| Input records |

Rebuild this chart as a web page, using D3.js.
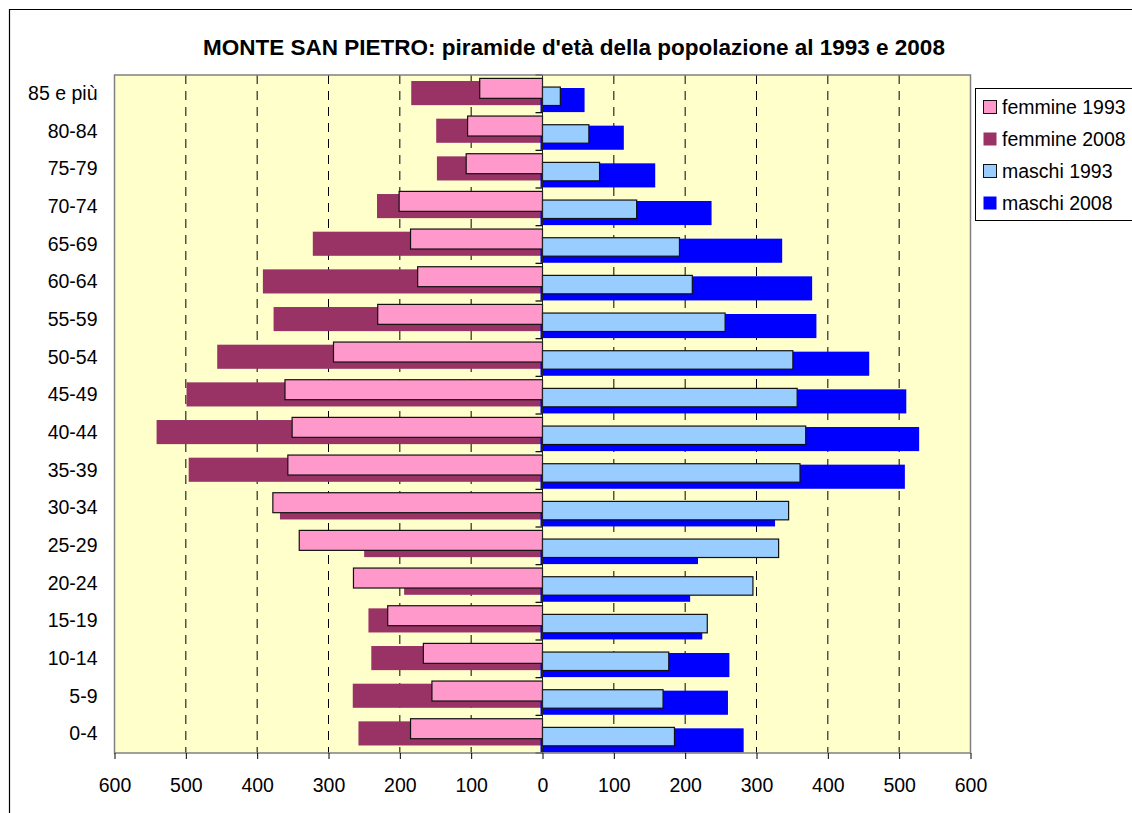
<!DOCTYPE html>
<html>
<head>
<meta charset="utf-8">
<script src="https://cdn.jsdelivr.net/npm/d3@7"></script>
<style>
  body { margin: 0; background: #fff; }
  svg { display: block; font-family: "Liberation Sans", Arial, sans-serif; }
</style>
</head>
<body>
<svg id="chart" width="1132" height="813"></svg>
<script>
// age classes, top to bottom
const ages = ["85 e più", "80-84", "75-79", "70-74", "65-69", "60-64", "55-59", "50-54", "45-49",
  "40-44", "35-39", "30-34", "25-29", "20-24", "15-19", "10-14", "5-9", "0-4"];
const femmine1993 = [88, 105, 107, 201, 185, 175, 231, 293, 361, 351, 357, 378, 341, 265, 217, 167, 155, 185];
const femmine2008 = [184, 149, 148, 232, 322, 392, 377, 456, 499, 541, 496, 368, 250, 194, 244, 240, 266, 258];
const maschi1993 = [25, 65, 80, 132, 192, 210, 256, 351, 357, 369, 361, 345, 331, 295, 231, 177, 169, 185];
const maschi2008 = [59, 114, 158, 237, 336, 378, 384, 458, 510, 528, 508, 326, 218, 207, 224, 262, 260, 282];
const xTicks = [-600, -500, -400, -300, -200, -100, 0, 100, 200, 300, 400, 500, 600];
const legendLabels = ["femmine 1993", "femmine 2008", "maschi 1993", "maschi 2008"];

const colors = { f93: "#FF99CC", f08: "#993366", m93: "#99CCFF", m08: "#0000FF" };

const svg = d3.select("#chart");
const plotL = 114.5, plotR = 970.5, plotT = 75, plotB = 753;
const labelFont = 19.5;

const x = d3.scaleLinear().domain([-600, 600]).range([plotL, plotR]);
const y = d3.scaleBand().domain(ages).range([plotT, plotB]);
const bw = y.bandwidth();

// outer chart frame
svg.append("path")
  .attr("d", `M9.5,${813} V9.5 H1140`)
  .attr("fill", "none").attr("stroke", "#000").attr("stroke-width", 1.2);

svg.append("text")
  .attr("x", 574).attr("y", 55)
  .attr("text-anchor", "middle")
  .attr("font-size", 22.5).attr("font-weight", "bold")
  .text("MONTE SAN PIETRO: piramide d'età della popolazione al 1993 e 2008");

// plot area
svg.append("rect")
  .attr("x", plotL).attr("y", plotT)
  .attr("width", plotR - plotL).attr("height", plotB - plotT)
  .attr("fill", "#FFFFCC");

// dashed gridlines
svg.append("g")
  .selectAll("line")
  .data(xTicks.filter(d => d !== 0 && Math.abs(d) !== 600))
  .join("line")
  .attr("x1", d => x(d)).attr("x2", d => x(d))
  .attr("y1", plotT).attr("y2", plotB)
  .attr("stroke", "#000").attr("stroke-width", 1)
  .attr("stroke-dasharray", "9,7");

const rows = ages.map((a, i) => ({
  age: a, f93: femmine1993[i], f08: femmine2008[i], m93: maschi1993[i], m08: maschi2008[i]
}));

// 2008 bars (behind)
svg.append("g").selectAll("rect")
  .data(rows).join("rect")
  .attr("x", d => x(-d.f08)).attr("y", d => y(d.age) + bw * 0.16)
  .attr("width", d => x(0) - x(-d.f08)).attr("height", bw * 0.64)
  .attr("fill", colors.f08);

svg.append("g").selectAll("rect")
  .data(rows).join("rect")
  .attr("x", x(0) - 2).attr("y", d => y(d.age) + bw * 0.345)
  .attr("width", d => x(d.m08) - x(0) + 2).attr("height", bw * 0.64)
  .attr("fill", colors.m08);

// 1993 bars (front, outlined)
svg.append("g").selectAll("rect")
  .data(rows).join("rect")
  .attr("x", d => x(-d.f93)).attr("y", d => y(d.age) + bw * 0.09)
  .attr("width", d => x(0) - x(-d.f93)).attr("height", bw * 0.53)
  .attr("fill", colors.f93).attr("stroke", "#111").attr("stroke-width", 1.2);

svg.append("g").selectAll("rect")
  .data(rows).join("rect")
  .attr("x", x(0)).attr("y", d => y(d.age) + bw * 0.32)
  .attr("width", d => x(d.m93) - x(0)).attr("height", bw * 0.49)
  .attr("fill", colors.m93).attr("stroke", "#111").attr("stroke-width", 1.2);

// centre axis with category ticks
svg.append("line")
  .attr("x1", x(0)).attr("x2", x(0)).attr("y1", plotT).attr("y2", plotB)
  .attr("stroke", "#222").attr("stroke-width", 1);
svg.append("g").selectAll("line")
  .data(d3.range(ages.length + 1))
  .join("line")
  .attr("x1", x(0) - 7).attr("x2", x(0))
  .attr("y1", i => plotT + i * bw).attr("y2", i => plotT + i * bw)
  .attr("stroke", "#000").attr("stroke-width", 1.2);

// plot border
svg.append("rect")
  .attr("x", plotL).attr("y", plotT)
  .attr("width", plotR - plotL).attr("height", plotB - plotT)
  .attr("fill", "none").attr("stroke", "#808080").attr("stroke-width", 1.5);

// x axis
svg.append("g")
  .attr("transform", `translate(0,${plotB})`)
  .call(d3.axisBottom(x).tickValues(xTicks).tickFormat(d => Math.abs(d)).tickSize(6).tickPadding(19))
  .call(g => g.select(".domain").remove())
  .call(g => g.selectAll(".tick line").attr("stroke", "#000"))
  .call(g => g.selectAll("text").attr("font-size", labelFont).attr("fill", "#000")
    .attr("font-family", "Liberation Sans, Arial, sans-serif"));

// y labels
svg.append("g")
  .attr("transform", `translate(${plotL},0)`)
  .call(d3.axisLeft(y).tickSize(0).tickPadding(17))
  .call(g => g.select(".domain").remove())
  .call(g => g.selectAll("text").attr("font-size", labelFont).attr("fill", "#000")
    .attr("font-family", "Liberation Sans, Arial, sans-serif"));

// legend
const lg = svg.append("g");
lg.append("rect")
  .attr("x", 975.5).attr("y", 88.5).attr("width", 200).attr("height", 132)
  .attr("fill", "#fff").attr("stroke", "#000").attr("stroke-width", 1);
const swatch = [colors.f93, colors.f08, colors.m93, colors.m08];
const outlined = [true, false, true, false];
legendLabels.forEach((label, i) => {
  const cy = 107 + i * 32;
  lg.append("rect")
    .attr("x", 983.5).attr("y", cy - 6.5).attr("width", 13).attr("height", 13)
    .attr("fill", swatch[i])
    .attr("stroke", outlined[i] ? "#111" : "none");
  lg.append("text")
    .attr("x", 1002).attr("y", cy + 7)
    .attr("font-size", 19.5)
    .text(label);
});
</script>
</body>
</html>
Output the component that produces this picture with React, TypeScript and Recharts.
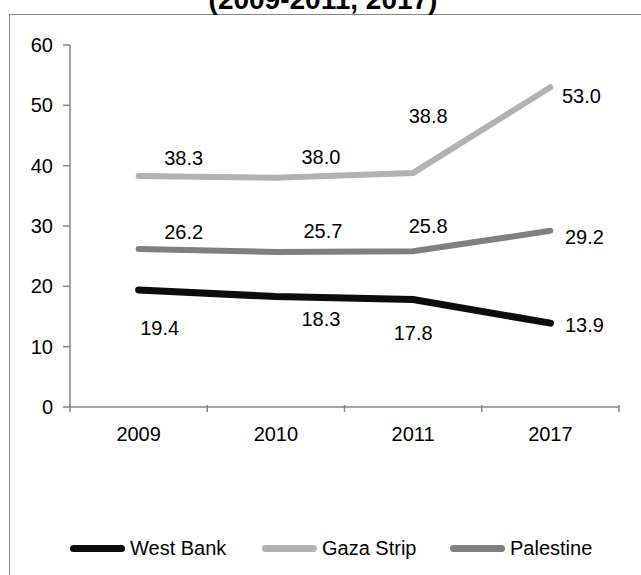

| Written request |
From the records above, pick out and copy each line holding the word "this".

| Full solution |
Rebuild this chart as a web page, using D3.js.
Output the component that produces this picture with React, TypeScript and Recharts.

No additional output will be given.